__Your goal__
Gather every line holding the string "chart".

## Start Information provided

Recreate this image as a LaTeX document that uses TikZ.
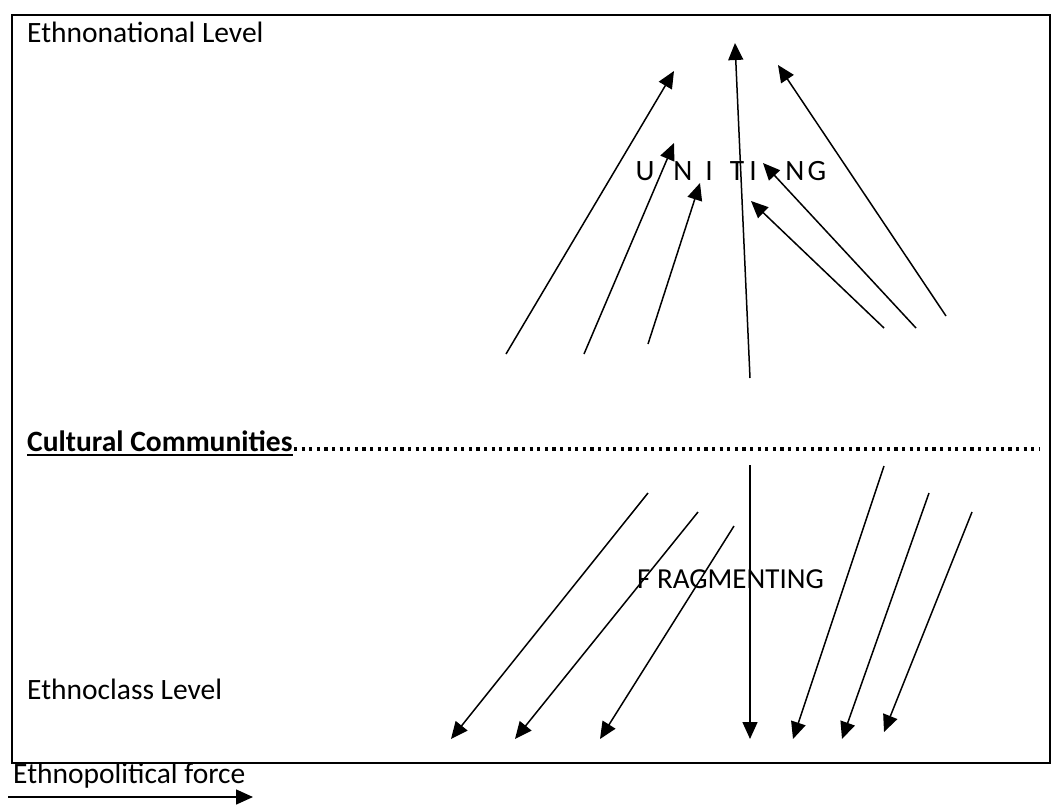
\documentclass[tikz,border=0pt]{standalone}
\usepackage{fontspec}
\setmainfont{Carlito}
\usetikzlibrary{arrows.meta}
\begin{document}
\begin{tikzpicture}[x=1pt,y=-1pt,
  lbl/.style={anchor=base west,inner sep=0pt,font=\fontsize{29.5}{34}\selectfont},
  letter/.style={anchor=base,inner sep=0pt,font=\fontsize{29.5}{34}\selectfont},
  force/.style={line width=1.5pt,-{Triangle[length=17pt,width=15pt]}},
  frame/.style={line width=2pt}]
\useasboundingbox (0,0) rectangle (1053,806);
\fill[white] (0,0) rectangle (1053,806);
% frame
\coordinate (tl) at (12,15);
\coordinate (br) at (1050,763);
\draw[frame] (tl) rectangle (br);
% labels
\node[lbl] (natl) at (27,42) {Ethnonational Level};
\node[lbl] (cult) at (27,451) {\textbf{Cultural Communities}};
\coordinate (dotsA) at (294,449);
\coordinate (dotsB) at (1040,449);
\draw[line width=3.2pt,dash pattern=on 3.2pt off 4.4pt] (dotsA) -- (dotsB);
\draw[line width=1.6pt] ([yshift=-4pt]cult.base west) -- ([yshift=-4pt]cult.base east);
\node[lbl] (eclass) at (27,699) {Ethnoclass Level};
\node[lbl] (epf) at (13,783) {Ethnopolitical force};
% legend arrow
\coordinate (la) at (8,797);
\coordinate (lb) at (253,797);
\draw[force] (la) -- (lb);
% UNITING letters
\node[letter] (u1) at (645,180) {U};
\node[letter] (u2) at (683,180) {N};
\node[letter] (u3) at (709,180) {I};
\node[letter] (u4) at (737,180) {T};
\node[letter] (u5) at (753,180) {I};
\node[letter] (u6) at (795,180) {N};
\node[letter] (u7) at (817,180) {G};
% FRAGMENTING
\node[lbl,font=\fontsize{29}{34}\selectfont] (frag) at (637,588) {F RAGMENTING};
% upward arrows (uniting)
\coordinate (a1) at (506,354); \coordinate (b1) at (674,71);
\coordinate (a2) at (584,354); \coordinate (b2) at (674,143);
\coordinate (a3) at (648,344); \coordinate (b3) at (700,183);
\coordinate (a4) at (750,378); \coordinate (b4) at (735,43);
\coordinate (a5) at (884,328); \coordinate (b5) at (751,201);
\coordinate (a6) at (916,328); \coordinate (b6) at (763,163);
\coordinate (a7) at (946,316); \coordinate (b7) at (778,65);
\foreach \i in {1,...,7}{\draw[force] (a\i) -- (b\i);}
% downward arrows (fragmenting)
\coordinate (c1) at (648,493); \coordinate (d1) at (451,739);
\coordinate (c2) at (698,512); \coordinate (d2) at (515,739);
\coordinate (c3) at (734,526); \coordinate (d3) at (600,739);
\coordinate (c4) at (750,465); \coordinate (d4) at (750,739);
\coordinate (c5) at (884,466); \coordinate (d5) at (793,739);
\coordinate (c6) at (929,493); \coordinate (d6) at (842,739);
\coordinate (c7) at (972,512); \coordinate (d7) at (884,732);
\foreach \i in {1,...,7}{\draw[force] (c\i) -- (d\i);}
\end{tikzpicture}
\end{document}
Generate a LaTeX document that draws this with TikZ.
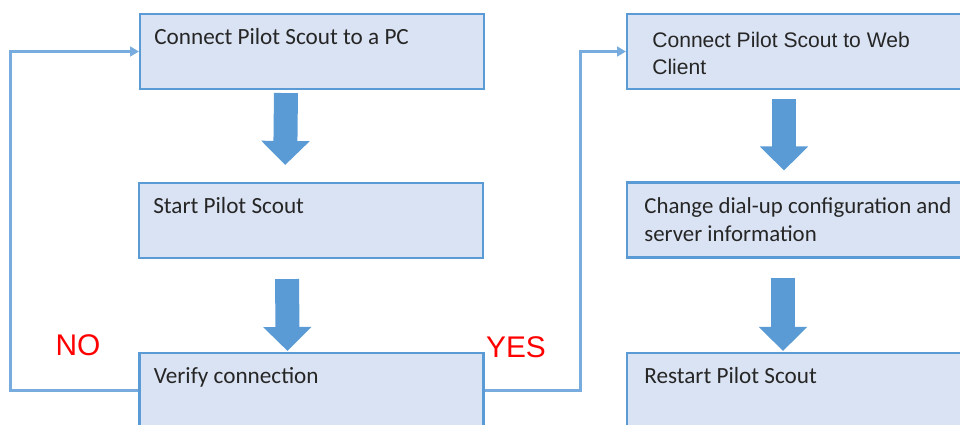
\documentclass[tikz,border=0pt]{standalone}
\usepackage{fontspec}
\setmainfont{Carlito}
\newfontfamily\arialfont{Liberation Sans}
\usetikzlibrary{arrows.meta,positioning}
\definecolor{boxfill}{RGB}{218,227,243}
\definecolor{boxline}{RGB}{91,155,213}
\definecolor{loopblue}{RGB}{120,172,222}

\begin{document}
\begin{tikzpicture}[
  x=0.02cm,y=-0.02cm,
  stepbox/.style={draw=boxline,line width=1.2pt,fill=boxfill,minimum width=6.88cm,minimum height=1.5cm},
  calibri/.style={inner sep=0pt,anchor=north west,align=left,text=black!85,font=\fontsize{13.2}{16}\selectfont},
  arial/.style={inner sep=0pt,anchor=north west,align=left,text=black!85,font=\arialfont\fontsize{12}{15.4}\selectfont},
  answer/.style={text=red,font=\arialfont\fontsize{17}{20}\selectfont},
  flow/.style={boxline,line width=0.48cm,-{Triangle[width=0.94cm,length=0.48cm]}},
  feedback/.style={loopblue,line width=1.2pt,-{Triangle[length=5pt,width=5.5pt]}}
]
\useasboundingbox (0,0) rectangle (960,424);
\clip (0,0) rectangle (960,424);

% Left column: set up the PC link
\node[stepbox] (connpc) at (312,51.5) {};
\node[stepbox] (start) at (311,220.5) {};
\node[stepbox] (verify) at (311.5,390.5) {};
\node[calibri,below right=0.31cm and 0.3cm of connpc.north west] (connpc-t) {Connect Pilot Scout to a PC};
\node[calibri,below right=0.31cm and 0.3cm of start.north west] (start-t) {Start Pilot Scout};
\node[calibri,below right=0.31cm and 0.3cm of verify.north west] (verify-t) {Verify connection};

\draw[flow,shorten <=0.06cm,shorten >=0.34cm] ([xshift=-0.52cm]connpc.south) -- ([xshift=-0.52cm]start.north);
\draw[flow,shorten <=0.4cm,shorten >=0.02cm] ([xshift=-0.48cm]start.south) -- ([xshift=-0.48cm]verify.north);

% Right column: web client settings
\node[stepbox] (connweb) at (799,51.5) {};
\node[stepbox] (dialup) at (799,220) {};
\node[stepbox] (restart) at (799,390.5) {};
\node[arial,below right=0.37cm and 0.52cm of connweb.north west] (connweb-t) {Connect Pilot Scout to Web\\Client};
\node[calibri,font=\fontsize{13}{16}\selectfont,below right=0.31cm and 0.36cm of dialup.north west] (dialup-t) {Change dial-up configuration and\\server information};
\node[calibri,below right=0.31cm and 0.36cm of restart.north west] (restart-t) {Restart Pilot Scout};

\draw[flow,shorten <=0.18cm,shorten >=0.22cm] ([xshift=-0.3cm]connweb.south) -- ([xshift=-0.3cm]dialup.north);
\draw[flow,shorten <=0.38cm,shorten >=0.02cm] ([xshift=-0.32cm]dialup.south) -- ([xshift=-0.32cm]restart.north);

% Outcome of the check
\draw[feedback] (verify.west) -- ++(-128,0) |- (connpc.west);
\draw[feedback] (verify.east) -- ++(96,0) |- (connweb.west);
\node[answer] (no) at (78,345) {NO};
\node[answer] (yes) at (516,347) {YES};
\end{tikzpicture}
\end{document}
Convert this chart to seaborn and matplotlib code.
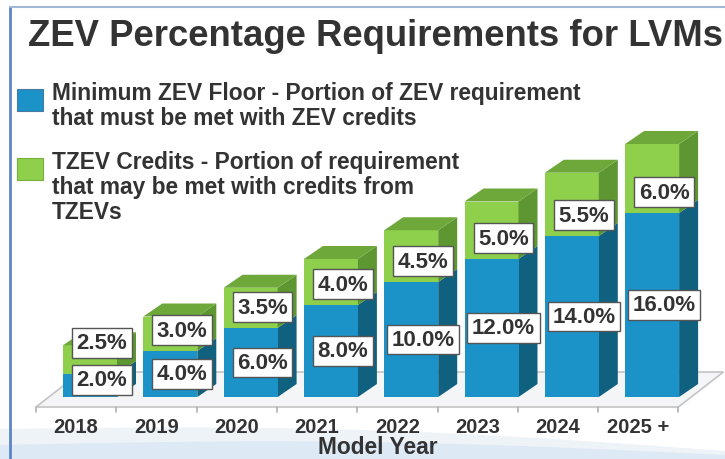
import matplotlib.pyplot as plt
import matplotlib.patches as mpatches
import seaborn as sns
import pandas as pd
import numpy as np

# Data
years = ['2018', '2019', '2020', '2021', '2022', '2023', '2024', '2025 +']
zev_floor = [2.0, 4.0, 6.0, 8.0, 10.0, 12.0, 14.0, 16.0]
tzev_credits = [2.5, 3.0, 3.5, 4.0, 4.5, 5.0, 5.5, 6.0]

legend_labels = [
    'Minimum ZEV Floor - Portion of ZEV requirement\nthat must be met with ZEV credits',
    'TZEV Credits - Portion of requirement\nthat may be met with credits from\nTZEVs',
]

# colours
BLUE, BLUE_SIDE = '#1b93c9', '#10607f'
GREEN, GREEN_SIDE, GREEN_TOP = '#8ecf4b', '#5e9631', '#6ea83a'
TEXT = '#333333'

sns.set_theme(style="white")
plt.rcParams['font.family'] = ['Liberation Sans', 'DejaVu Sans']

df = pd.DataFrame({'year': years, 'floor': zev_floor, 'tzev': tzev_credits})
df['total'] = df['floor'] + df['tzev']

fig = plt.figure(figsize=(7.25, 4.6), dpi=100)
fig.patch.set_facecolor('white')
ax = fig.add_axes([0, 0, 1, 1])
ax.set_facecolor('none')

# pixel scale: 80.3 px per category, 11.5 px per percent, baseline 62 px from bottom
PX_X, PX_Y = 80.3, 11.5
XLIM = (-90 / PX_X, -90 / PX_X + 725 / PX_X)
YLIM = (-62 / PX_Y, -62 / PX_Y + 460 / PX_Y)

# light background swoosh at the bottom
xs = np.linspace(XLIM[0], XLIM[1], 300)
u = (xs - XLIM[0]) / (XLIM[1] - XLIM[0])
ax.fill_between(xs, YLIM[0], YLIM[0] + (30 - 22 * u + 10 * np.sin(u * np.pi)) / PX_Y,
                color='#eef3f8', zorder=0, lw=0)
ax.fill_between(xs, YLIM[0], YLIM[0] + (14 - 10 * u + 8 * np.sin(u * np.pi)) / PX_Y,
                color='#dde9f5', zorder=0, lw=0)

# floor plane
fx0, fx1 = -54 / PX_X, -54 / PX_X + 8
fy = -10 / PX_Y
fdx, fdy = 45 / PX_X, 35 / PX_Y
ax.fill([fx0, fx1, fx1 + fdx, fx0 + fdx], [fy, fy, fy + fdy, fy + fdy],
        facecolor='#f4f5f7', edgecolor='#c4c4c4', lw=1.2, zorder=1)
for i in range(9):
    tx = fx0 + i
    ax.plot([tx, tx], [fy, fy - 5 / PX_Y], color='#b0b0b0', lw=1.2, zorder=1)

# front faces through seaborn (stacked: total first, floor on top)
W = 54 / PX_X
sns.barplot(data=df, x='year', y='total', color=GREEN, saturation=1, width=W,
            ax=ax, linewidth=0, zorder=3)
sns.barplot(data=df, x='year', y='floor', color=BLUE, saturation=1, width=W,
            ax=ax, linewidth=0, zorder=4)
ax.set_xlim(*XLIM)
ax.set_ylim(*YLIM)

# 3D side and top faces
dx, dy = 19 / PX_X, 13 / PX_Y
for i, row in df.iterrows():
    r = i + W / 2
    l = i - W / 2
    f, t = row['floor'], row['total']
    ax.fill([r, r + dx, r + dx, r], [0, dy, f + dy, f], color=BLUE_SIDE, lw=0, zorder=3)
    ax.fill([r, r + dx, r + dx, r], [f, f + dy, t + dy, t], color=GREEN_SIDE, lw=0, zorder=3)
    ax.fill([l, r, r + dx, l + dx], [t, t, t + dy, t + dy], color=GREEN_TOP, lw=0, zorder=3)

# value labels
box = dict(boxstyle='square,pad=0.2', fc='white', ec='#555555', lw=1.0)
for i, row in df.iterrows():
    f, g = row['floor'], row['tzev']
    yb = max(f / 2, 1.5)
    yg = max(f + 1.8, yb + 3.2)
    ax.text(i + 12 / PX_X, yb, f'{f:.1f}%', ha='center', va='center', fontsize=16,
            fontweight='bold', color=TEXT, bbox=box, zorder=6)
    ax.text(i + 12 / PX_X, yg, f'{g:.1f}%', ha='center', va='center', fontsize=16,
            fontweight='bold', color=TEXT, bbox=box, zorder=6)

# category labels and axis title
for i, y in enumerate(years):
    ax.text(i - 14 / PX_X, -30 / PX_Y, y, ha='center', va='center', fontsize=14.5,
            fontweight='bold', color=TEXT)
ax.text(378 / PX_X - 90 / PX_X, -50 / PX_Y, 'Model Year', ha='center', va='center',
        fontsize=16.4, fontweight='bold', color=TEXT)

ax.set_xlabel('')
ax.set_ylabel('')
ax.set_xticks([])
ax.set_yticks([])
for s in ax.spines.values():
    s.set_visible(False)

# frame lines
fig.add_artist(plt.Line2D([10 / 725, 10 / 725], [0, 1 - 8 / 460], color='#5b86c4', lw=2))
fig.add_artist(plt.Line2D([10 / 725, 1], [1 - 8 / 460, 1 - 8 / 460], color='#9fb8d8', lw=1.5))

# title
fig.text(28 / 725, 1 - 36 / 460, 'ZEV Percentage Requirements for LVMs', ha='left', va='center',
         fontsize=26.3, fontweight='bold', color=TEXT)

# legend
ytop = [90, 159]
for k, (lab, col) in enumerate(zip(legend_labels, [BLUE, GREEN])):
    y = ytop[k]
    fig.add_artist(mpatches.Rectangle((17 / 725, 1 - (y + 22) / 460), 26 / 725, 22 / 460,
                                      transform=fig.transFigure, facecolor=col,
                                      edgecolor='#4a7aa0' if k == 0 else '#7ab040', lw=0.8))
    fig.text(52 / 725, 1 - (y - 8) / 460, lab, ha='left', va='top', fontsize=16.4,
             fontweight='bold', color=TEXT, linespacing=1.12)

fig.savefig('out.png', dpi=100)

## End Information provided

__Finished answer__
Convert this chart to seaborn and matplotlib code.

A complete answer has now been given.